# Prob. 4, Sec. 29, in Munkres' TOPOLOGY, 2nd ed: $[0, 1]^\omega$ with uniform topology is not locally compact

Here is Prob. 4, Sec. 29, in the book Topology by James R. Munkres, 2nd edition:

Show that $$[0, 1]^\omega$$ is not locally compact in the uniform topology.

Here is a Math Stack Exchange (MSE) post that is of course relevant. However, here I would like to present my own attempt:

First of all, here is an MSE post of mine on $$[0, 1]^\omega$$ with the uniform topology.

Suppose if possible that $$[0, 1]^\omega$$ with the uniform metric topology is locally compact.

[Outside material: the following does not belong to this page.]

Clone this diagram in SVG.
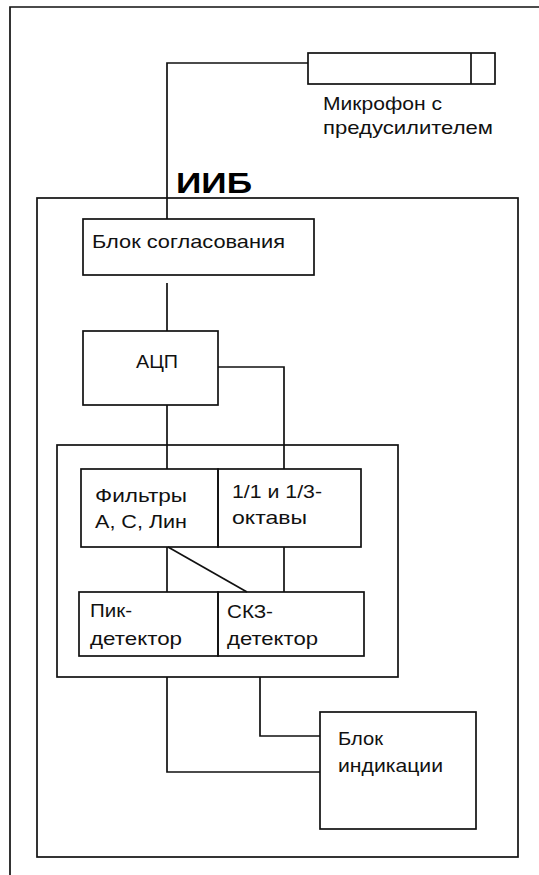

Let $$\mathbf{a} \colon= \left( \frac{1}{2}, \frac{1}{2}, \frac{1}{2}, \ldots \right). \tag{Definition 0}$$

As $$[0, 1]^\omega$$ is locally compact at point $$\mathbf{a}$$, so there exists a compact subspace $$C$$ of $$[0, 1]^\omega$$ and an open set $$U$$ in $$[0, 1]^\omega$$ such that $$\mathbf{a} \in U \subset C. \tag{0}$$

Now as $$U$$ is an open set in the uniform metric space $$[0, 1]^\omega$$ and as $$\mathbf{a} \in U$$, so there exists a real number $$\delta > 0$$ such that $$B ( \mathbf{a}, \delta ) \subset U, \tag{1}$$ where $$B ( \mathbf{a}, \delta ) \colon= \{ \, \mathbf{x} \in [0, 1]^\omega \, \colon \, \bar{\rho}( \mathbf{x}, \mathbf{a} ) < \delta \, \}. \tag{ Definition 1 }$$ Since reducing $$\delta$$ will make the set $$B ( \mathbf{a}, \delta )$$ smaller, we can assume without any loss of generality that our $$\delta$$ satisfies $$0 < \delta < \frac{1}{2}. \tag{1*}$$

From (0) and (1) above we also obtain $$B ( \mathbf{a}, \delta ) \subset C. \tag{2}$$

Since $$C$$ is a compact subspace of the Hausdorff space $$[0, 1]^\omega$$ with the uniform metric topology, therefore $$C$$ is also closed in $$[0, 1]^\omega$$, by Theorem 26.3 in Munkres.

Now as $$C$$ is a closed set in $$[0, 1]^\omega$$ and as $$B ( \mathbf{a}, \delta ) \subset C$$ by (2) above, so we also have $$\overline{B ( \mathbf{a}, \delta ) } \subset C,$$ that is, $$\bar{B} ( \mathbf{a}, \delta ) \subset C, \tag{3}$$ where $$\bar{B} ( \mathbf{a}, \delta ) \colon= \{ \, \mathbf{x} \in [0, 1]^\omega \, \colon \, \bar{\rho}( \mathbf{x}, \mathbf{a} ) \leq \delta \, \}. \tag{ Definition 2}$$

Moreover, as $$\bar{B} ( \mathbf{a}, \delta )$$ is a closed set in the compact space $$C$$, so $$\bar{B} ( \mathbf{a}, \delta )$$ is also compact, by Theorem 26.2 in Munkres.

Finally, as $$\bar{B} ( \mathbf{a}, \delta )$$ is a compact (metrizable) space, so it is also limit point compact, by Theorem 28.1 in Munkres.

Now let us take $$\alpha \colon= \frac{1}{2} - \frac{\delta}{2}, \qquad \mbox{ and } \qquad \beta \colon= \frac{1}{2} + \frac{\delta}{2}. \tag{Definition 3*}$$ And, then let us define the set $$A$$ as $$A \colon= \{ \, \alpha, \beta \, \}^\omega. \tag{Definition 3 }$$ Then $$A$$ is an infinite subset of $$\bar{B} ( \mathbf{a}, \delta )$$, but $$A$$ has no limit points in $$\bar{B} ( \mathbf{a}, \delta )$$, as has been shown in my post here. This contradicts the fact that $$\bar{B} ( \mathbf{a}, \delta )$$ is limit point compact.

Thus our supposition at the start of this proof is wrong. Hence $$[0, 1]^\omega$$ in the uniform topology is not locally compact.

Is this proof correct? Is it easy enough to understand? Or, are there issues of accuracy or clarity?

I think the proof is fine, and easy enough. It's a generalisation of the idea to show the unit ball in $$\ell^\infty$$ not being compact.